The line holding "const yTicks = [0, 50, 100, 150, 200, 250]" is the last one to output; start at the first line of the data, keep every line in between exactly, and leave out pictures.

--- --- ---

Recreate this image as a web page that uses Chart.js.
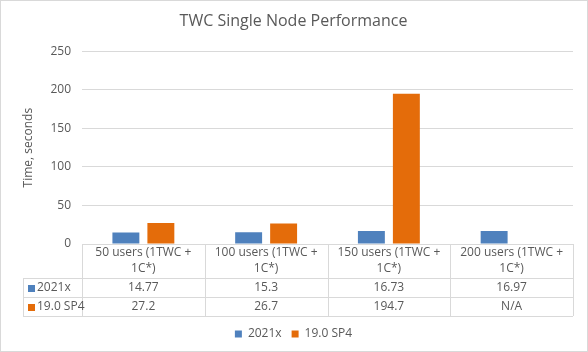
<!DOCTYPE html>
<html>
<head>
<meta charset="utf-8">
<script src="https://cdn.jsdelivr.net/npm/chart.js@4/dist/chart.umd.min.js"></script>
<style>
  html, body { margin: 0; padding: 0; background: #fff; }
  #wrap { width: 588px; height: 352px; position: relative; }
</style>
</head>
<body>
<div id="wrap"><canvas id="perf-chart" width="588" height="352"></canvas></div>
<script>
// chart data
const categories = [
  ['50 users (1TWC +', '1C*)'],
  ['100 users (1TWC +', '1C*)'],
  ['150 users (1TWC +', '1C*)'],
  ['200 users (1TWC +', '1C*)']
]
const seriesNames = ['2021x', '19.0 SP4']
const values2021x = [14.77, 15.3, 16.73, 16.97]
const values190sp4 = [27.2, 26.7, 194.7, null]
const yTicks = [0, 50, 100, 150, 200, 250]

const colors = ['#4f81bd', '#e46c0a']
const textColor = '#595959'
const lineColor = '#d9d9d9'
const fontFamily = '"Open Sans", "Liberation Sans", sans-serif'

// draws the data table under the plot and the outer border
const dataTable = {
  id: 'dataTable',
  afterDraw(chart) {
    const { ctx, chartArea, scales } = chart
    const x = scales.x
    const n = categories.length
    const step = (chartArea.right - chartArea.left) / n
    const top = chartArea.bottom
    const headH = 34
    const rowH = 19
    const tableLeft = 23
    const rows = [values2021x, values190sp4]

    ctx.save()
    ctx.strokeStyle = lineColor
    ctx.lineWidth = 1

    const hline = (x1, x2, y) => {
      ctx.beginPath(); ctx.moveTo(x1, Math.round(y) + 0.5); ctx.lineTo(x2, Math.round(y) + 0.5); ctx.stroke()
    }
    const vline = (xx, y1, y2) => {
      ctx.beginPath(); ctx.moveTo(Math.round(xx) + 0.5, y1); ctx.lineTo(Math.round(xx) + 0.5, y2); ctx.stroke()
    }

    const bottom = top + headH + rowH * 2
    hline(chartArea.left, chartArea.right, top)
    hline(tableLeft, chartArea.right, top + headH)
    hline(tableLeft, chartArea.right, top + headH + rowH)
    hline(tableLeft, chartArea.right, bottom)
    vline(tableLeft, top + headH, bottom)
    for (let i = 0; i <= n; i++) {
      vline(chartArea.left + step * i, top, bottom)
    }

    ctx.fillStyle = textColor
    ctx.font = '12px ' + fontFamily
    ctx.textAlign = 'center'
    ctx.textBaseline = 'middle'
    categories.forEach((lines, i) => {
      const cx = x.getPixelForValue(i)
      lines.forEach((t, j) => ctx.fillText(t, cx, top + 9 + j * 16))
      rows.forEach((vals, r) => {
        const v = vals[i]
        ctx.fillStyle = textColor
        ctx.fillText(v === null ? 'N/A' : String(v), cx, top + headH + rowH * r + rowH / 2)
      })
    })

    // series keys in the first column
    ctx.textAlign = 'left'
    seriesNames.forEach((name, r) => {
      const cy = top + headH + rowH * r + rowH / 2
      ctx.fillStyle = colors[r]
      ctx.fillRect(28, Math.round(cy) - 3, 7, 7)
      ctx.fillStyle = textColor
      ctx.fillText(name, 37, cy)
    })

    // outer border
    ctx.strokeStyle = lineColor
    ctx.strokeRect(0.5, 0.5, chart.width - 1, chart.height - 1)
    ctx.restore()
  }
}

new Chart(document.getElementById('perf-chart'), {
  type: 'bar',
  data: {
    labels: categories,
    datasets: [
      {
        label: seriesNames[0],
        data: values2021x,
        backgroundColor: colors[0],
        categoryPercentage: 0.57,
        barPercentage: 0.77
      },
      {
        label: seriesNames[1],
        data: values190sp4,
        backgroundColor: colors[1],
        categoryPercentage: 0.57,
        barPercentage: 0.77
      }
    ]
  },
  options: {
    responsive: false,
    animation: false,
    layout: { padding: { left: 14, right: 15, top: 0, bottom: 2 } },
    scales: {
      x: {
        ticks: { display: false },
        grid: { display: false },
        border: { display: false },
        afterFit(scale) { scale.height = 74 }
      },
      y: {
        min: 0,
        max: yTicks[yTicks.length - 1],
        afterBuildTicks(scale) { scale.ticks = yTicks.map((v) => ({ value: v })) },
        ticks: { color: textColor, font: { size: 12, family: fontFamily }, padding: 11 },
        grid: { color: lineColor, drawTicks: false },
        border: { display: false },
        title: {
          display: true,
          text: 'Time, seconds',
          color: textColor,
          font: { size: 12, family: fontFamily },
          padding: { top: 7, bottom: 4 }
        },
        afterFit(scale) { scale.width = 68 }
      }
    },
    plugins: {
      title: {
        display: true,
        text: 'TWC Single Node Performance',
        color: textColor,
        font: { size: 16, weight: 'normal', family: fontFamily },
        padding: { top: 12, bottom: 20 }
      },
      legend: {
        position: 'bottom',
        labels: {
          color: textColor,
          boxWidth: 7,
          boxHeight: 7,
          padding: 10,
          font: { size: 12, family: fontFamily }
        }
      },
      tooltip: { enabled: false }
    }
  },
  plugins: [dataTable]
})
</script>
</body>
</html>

--- --- ---

- [ANSWER]
Recreate this image as a web page that uses Chart.js.
<!DOCTYPE html>
<html>
<head>
<meta charset="utf-8">
<script src="https://cdn.jsdelivr.net/npm/chart.js@4/dist/chart.umd.min.js"></script>
<style>
  html, body { margin: 0; padding: 0; background: #fff; }
  #wrap { width: 588px; height: 352px; position: relative; }
</style>
</head>
<body>
<div id="wrap"><canvas id="perf-chart" width="588" height="352"></canvas></div>
<script>
// chart data
const categories = [
  ['50 users (1TWC +', '1C*)'],
  ['100 users (1TWC +', '1C*)'],
  ['150 users (1TWC +', '1C*)'],
  ['200 users (1TWC +', '1C*)']
]
const seriesNames = ['2021x', '19.0 SP4']
const values2021x = [14.77, 15.3, 16.73, 16.97]
const values190sp4 = [27.2, 26.7, 194.7, null]
const yTicks = [0, 50, 100, 150, 200, 250]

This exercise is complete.